# one or more activex controls could not be displayed



## fitzgig06 (Apr 24, 2006)

*I get this message when I get on "myspace" && I am using Avant Browser*



> one or more activex controls could not be displayed because either:
> 
> 1. your current security settings prohibit running activex
> controls on this page, or
> ...


I have searched & I found this answer 



> In internet explorer click on tools at the top of the page and then click on internet options - click on the security tab and then click on custom level. From here you can adjust your active X settings.


Well that doesn't seem to work because everything is "enabled or prompt"

Anyone have any suggestions????


----------



## bradly (Feb 11, 2005)

Hi,
It sounds like your IE needs to be repaired.

IE 6?

Download IEFix from here: http://windowsxp.mvps.org/IEFIX.htm

Close all IE windows, and run the program.
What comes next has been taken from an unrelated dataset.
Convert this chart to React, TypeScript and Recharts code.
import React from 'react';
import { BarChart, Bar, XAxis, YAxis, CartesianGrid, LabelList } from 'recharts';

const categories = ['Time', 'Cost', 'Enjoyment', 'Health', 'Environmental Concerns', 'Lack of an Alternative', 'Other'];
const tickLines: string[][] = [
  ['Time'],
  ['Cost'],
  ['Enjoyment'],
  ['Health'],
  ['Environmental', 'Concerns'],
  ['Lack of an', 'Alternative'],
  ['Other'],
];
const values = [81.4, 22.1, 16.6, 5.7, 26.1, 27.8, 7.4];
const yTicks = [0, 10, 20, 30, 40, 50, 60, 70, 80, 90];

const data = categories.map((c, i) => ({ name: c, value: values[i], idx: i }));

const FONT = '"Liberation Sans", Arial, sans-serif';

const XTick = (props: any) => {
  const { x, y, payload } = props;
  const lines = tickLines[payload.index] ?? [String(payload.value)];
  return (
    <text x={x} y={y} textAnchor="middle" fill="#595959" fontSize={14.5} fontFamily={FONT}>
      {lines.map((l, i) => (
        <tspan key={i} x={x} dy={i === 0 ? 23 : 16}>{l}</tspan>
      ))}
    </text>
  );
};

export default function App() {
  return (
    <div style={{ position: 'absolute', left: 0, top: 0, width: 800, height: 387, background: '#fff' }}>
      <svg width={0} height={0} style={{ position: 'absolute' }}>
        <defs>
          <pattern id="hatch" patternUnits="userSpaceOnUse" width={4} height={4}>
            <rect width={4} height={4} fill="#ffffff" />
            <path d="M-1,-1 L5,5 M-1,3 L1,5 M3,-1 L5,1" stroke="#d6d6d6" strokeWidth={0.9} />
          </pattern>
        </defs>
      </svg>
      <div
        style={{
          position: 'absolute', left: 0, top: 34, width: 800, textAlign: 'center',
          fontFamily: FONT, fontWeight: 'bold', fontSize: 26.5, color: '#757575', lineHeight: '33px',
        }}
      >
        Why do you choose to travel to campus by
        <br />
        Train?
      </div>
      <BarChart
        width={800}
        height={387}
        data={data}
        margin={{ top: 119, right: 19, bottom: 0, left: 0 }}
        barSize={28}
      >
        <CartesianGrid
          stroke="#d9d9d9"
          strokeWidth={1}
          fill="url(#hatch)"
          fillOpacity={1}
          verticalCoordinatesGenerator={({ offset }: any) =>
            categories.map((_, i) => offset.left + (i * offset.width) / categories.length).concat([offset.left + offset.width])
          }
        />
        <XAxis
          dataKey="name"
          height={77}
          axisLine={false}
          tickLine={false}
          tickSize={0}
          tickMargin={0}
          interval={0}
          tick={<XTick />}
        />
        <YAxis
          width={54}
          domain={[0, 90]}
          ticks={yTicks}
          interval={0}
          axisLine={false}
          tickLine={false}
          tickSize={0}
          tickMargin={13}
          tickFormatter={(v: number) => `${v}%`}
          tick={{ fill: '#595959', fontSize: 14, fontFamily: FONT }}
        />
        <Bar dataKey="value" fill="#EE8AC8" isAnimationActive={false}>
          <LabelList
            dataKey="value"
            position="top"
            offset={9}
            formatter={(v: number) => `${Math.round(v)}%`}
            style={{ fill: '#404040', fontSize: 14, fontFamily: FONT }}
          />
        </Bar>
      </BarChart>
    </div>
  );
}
Re-try Internet Explorer.


----------



## fitzgig06 (Apr 24, 2006)

bradly said:


> Hi,
> It sounds like your IE needs to be repaired.
> 
> IE 6?
> ...


hm I actually have IE 7, does that fix it as well????


----------



## bradly (Feb 11, 2005)

Yes, I'm sure they both use the same core dll's.
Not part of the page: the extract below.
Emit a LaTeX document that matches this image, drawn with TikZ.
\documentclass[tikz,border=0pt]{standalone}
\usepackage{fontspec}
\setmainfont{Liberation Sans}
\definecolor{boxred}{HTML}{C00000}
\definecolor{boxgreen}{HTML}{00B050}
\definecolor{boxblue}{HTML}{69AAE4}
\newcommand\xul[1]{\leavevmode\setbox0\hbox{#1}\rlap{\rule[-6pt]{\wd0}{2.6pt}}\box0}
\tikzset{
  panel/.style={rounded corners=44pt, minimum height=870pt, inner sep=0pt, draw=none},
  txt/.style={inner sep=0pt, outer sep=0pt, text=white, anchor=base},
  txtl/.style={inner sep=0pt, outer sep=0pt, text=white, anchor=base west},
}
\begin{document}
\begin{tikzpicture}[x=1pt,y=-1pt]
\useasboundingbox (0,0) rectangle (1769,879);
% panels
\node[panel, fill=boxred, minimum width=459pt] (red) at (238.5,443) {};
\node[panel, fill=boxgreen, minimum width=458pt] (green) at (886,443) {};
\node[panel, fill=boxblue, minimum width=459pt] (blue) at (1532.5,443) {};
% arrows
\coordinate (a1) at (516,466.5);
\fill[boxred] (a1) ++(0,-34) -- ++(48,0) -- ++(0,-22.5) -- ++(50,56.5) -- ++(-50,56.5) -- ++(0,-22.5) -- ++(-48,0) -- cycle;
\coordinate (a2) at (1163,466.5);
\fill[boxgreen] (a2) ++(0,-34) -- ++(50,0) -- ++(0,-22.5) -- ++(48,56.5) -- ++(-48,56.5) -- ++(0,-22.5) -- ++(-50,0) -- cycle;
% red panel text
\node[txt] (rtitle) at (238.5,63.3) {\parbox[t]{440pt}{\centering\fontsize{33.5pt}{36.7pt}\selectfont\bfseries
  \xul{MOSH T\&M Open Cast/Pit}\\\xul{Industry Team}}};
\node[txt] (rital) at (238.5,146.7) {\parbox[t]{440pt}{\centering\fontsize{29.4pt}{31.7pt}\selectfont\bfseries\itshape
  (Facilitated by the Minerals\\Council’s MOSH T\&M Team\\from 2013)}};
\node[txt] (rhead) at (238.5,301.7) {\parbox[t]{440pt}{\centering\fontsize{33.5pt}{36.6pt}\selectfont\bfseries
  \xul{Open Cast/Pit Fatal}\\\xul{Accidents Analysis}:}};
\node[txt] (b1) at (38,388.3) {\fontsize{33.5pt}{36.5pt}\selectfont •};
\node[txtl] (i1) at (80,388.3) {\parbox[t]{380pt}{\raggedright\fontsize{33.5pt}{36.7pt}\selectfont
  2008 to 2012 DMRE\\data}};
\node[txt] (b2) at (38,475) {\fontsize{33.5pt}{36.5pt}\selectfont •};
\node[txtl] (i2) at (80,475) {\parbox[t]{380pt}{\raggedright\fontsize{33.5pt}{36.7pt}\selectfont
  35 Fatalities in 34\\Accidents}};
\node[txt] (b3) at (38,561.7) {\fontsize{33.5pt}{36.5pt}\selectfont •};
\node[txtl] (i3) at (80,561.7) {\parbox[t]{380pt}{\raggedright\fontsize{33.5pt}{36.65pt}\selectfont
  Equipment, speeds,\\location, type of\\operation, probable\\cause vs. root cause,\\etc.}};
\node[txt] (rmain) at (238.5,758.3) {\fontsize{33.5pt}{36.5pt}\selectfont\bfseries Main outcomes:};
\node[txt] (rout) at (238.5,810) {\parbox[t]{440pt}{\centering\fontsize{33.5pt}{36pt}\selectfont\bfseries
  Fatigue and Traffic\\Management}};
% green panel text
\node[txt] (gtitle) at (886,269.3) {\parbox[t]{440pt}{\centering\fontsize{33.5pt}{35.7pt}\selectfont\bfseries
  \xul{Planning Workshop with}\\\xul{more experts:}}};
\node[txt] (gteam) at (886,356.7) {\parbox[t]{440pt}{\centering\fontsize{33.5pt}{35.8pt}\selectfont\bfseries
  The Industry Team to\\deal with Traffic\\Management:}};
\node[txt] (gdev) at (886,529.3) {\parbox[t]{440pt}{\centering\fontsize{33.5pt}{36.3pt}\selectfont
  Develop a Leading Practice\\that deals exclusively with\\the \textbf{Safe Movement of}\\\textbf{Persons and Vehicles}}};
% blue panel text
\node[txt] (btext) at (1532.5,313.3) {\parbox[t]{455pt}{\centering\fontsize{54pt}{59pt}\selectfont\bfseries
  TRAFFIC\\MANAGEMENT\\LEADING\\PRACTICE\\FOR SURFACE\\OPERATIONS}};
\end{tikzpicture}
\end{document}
let me know if it works - if not, I will get you to do it manually.

Cheers!


----------



## rko888 (Apr 30, 2007)

XP Pro SP2 just wipe and clean (fresh) installed with McAfee ViruScan Enterprise 8.0.0 installed and Spybot v1.4. 
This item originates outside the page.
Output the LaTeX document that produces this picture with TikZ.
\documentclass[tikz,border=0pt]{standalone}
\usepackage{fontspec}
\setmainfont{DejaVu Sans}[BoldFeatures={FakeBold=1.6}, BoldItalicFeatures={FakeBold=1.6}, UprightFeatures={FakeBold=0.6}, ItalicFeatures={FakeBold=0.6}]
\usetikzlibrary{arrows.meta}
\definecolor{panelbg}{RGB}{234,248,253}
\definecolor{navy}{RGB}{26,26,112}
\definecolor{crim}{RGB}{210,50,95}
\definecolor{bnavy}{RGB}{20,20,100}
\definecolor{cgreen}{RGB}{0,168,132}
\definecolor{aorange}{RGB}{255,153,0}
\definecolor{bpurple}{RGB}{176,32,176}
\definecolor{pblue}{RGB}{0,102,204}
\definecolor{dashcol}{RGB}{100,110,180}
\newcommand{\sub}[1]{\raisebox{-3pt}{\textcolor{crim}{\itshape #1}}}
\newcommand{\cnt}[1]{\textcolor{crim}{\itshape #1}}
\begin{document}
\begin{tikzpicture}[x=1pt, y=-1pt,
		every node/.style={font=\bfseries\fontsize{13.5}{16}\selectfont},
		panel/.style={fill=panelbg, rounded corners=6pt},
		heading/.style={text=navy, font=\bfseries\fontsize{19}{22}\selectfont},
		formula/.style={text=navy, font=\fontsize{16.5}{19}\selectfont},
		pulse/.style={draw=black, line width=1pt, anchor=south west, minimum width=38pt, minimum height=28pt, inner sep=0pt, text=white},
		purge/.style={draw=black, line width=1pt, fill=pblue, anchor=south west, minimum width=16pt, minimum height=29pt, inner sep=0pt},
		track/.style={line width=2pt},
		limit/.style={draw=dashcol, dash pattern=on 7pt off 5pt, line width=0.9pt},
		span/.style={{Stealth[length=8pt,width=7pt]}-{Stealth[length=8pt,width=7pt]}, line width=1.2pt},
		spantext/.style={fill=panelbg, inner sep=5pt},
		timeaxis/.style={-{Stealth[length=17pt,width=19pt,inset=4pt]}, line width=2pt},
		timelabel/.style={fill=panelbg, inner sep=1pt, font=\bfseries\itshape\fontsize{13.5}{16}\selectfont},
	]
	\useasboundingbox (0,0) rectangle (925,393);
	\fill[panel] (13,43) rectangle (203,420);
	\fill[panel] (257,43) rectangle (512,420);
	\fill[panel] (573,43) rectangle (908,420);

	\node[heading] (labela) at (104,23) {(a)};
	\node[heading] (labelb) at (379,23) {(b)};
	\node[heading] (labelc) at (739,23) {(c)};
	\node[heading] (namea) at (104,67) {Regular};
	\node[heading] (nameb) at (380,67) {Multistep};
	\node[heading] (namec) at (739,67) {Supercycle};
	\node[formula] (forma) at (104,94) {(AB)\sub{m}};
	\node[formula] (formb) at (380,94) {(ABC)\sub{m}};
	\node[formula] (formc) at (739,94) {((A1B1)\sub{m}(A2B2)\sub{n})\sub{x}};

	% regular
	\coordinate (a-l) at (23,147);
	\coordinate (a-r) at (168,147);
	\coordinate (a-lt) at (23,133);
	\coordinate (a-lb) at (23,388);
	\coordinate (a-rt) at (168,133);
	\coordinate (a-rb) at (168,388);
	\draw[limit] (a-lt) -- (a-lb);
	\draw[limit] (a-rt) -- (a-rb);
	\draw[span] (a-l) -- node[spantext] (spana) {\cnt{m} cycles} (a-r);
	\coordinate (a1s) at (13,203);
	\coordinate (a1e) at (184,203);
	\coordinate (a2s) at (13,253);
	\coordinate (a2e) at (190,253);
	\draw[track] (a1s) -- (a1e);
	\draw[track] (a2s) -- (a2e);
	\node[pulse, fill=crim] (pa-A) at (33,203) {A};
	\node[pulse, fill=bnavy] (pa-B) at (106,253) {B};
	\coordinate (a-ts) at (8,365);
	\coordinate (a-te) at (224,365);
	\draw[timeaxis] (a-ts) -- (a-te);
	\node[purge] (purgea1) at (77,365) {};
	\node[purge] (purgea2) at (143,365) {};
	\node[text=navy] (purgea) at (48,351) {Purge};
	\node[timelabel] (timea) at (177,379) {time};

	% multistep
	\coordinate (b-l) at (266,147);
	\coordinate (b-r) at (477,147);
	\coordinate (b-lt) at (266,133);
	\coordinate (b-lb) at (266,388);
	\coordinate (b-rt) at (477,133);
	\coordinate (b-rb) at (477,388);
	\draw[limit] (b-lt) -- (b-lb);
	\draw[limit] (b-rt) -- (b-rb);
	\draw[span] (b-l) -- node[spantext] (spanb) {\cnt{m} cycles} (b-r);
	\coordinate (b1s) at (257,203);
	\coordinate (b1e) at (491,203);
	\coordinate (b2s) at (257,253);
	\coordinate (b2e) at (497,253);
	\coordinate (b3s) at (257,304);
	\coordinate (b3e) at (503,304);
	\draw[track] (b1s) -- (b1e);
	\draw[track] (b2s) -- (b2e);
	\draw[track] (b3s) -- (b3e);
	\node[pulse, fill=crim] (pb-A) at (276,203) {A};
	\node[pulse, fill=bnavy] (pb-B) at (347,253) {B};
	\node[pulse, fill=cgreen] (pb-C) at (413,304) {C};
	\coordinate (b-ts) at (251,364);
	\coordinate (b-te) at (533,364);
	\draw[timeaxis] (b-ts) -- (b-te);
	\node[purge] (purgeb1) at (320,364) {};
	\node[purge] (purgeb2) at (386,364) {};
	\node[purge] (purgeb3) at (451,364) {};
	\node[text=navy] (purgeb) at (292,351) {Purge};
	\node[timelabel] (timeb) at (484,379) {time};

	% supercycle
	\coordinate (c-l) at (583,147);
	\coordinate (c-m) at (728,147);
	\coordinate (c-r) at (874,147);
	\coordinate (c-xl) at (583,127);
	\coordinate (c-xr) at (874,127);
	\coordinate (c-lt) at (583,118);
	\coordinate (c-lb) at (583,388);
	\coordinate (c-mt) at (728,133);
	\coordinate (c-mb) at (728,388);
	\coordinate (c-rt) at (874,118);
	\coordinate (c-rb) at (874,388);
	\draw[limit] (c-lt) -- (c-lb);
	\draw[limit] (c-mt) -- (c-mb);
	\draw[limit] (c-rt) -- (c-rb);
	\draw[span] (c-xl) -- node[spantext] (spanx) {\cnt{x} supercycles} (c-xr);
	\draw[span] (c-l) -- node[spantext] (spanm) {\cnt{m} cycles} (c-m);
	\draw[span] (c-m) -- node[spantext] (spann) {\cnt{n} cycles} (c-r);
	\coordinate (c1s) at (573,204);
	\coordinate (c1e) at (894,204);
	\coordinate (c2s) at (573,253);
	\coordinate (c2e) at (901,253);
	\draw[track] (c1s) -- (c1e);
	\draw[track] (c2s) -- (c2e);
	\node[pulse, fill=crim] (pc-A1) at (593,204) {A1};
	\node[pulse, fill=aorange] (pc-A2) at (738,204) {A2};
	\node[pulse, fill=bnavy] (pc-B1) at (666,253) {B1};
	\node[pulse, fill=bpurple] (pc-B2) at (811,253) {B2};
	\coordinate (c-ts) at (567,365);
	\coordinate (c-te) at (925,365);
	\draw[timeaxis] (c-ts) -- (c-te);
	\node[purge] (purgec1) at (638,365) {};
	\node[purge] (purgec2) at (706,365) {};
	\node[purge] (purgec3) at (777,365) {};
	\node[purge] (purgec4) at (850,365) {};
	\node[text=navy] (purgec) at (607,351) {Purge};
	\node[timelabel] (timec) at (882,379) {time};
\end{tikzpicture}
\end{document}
I was able to run an online games thru realarcade. after I left the computer and XP did the auto updates. the online games no longer plays.


----------



## pirateluver (Jan 7, 2008)

I ran that program and it didn't fix the problem. I am trying to register Quicken and it gives me that same error message.  I knew I shouldn't have installed Service Pack 2.


----------